*Objective:* Return the listing below verbatim. Pictures do not belong in the copy.

(Code that draws figures)
»»
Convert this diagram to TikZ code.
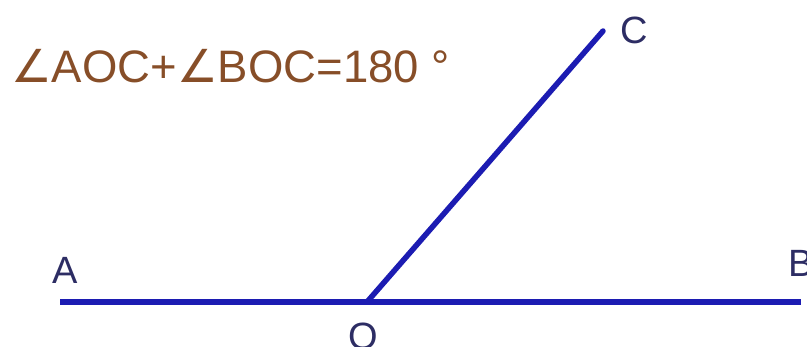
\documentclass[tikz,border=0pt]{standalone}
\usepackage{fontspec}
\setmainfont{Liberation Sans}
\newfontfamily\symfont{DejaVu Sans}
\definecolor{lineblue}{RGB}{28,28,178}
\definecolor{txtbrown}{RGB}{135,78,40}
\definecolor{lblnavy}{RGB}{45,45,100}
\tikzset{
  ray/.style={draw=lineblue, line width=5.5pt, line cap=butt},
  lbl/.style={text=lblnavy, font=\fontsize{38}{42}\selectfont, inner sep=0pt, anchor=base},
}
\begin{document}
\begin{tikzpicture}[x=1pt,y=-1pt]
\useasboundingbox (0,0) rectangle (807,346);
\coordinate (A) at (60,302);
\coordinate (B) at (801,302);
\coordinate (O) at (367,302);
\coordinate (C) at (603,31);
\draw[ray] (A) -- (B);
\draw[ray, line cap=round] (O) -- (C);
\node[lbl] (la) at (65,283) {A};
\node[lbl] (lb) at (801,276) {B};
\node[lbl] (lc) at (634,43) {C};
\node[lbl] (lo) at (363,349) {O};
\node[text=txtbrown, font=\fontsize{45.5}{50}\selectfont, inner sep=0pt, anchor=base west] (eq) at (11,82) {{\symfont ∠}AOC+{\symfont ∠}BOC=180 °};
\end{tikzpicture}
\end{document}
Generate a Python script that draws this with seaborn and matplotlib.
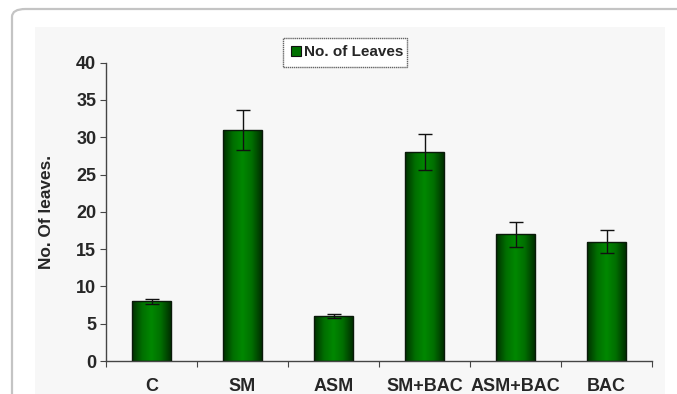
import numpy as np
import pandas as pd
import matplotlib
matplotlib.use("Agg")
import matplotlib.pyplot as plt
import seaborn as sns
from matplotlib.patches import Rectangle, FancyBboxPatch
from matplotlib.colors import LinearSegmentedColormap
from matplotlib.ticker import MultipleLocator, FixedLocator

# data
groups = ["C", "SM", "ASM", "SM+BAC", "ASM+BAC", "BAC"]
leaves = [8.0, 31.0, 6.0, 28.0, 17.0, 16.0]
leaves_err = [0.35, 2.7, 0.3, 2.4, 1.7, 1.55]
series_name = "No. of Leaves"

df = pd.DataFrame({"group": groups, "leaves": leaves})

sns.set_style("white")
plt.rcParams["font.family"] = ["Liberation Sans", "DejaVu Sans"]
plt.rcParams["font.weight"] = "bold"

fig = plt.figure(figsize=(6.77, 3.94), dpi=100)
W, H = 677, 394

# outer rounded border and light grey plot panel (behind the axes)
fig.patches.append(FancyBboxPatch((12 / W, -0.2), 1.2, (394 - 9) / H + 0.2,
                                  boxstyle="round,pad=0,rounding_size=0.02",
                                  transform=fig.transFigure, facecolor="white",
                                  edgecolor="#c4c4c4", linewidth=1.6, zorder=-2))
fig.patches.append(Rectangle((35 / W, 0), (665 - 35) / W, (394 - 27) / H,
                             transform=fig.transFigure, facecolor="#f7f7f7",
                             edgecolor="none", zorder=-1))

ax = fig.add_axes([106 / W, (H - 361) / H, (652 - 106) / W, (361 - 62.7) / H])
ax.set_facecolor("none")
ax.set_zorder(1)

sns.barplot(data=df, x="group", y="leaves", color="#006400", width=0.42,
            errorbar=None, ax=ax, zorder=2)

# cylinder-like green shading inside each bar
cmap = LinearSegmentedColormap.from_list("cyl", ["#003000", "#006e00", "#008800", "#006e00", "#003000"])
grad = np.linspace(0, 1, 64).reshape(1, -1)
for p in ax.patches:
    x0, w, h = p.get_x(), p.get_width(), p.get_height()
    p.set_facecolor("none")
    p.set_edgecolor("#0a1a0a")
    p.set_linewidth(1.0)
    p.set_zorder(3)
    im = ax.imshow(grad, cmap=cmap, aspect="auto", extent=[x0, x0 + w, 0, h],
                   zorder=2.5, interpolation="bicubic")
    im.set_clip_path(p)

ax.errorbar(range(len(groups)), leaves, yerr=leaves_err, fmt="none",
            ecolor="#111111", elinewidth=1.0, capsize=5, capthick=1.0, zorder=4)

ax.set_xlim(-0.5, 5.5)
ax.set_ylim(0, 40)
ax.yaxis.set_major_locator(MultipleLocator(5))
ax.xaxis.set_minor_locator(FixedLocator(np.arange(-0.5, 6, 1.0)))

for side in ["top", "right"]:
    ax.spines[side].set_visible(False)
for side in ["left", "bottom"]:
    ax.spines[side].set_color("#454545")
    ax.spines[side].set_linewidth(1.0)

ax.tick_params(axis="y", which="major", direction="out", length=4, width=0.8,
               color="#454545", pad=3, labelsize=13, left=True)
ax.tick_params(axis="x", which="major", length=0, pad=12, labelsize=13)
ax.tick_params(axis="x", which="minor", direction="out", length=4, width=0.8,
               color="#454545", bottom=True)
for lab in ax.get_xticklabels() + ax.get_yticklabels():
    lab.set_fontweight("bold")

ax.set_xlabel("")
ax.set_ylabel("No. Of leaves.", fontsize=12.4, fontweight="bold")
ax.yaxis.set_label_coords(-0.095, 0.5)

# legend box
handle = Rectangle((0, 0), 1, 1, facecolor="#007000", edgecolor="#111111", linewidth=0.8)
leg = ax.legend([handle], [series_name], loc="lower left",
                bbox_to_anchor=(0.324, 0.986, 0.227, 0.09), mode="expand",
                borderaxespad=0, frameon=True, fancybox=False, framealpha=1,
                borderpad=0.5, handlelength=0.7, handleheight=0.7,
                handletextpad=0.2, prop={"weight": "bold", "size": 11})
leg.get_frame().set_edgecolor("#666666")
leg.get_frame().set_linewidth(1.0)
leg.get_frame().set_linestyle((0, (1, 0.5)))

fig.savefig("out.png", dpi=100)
««
*Exercise solution:*
Convert this diagram to TikZ code.
\documentclass[tikz,border=0pt]{standalone}
\usepackage{fontspec}
\setmainfont{Liberation Sans}
\newfontfamily\symfont{DejaVu Sans}
\definecolor{lineblue}{RGB}{28,28,178}
\definecolor{txtbrown}{RGB}{135,78,40}
\definecolor{lblnavy}{RGB}{45,45,100}
\tikzset{
  ray/.style={draw=lineblue, line width=5.5pt, line cap=butt},
  lbl/.style={text=lblnavy, font=\fontsize{38}{42}\selectfont, inner sep=0pt, anchor=base},
}
\begin{document}
\begin{tikzpicture}[x=1pt,y=-1pt]
\useasboundingbox (0,0) rectangle (807,346);
\coordinate (A) at (60,302);
\coordinate (B) at (801,302);
\coordinate (O) at (367,302);
\coordinate (C) at (603,31);
\draw[ray] (A) -- (B);
\draw[ray, line cap=round] (O) -- (C);
\node[lbl] (la) at (65,283) {A};
\node[lbl] (lb) at (801,276) {B};
\node[lbl] (lc) at (634,43) {C};
\node[lbl] (lo) at (363,349) {O};
\node[text=txtbrown, font=\fontsize{45.5}{50}\selectfont, inner sep=0pt, anchor=base west] (eq) at (11,82) {{\symfont ∠}AOC+{\symfont ∠}BOC=180 °};
\end{tikzpicture}
\end{document}
Generate a Python script that draws this with seaborn and matplotlib.
import numpy as np
import pandas as pd
import matplotlib
matplotlib.use("Agg")
import matplotlib.pyplot as plt
import seaborn as sns
from matplotlib.patches import Rectangle, FancyBboxPatch
from matplotlib.colors import LinearSegmentedColormap
from matplotlib.ticker import MultipleLocator, FixedLocator

# data
groups = ["C", "SM", "ASM", "SM+BAC", "ASM+BAC", "BAC"]
leaves = [8.0, 31.0, 6.0, 28.0, 17.0, 16.0]
leaves_err = [0.35, 2.7, 0.3, 2.4, 1.7, 1.55]
series_name = "No. of Leaves"

df = pd.DataFrame({"group": groups, "leaves": leaves})

sns.set_style("white")
plt.rcParams["font.family"] = ["Liberation Sans", "DejaVu Sans"]
plt.rcParams["font.weight"] = "bold"

fig = plt.figure(figsize=(6.77, 3.94), dpi=100)
W, H = 677, 394

# outer rounded border and light grey plot panel (behind the axes)
fig.patches.append(FancyBboxPatch((12 / W, -0.2), 1.2, (394 - 9) / H + 0.2,
                                  boxstyle="round,pad=0,rounding_size=0.02",
                                  transform=fig.transFigure, facecolor="white",
                                  edgecolor="#c4c4c4", linewidth=1.6, zorder=-2))
fig.patches.append(Rectangle((35 / W, 0), (665 - 35) / W, (394 - 27) / H,
                             transform=fig.transFigure, facecolor="#f7f7f7",
                             edgecolor="none", zorder=-1))

ax = fig.add_axes([106 / W, (H - 361) / H, (652 - 106) / W, (361 - 62.7) / H])
ax.set_facecolor("none")
ax.set_zorder(1)

sns.barplot(data=df, x="group", y="leaves", color="#006400", width=0.42,
            errorbar=None, ax=ax, zorder=2)

# cylinder-like green shading inside each bar
cmap = LinearSegmentedColormap.from_list("cyl", ["#003000", "#006e00", "#008800", "#006e00", "#003000"])
grad = np.linspace(0, 1, 64).reshape(1, -1)
for p in ax.patches:
    x0, w, h = p.get_x(), p.get_width(), p.get_height()
    p.set_facecolor("none")
    p.set_edgecolor("#0a1a0a")
    p.set_linewidth(1.0)
    p.set_zorder(3)
    im = ax.imshow(grad, cmap=cmap, aspect="auto", extent=[x0, x0 + w, 0, h],
                   zorder=2.5, interpolation="bicubic")
    im.set_clip_path(p)

ax.errorbar(range(len(groups)), leaves, yerr=leaves_err, fmt="none",
            ecolor="#111111", elinewidth=1.0, capsize=5, capthick=1.0, zorder=4)

ax.set_xlim(-0.5, 5.5)
ax.set_ylim(0, 40)
ax.yaxis.set_major_locator(MultipleLocator(5))
ax.xaxis.set_minor_locator(FixedLocator(np.arange(-0.5, 6, 1.0)))

for side in ["top", "right"]:
    ax.spines[side].set_visible(False)
for side in ["left", "bottom"]:
    ax.spines[side].set_color("#454545")
    ax.spines[side].set_linewidth(1.0)

ax.tick_params(axis="y", which="major", direction="out", length=4, width=0.8,
               color="#454545", pad=3, labelsize=13, left=True)
ax.tick_params(axis="x", which="major", length=0, pad=12, labelsize=13)
ax.tick_params(axis="x", which="minor", direction="out", length=4, width=0.8,
               color="#454545", bottom=True)
for lab in ax.get_xticklabels() + ax.get_yticklabels():
    lab.set_fontweight("bold")

ax.set_xlabel("")
ax.set_ylabel("No. Of leaves.", fontsize=12.4, fontweight="bold")
ax.yaxis.set_label_coords(-0.095, 0.5)

# legend box
handle = Rectangle((0, 0), 1, 1, facecolor="#007000", edgecolor="#111111", linewidth=0.8)
leg = ax.legend([handle], [series_name], loc="lower left",
                bbox_to_anchor=(0.324, 0.986, 0.227, 0.09), mode="expand",
                borderaxespad=0, frameon=True, fancybox=False, framealpha=1,
                borderpad=0.5, handlelength=0.7, handleheight=0.7,
                handletextpad=0.2, prop={"weight": "bold", "size": 11})
leg.get_frame().set_edgecolor("#666666")
leg.get_frame().set_linewidth(1.0)
leg.get_frame().set_linestyle((0, (1, 0.5)))

fig.savefig("out.png", dpi=100)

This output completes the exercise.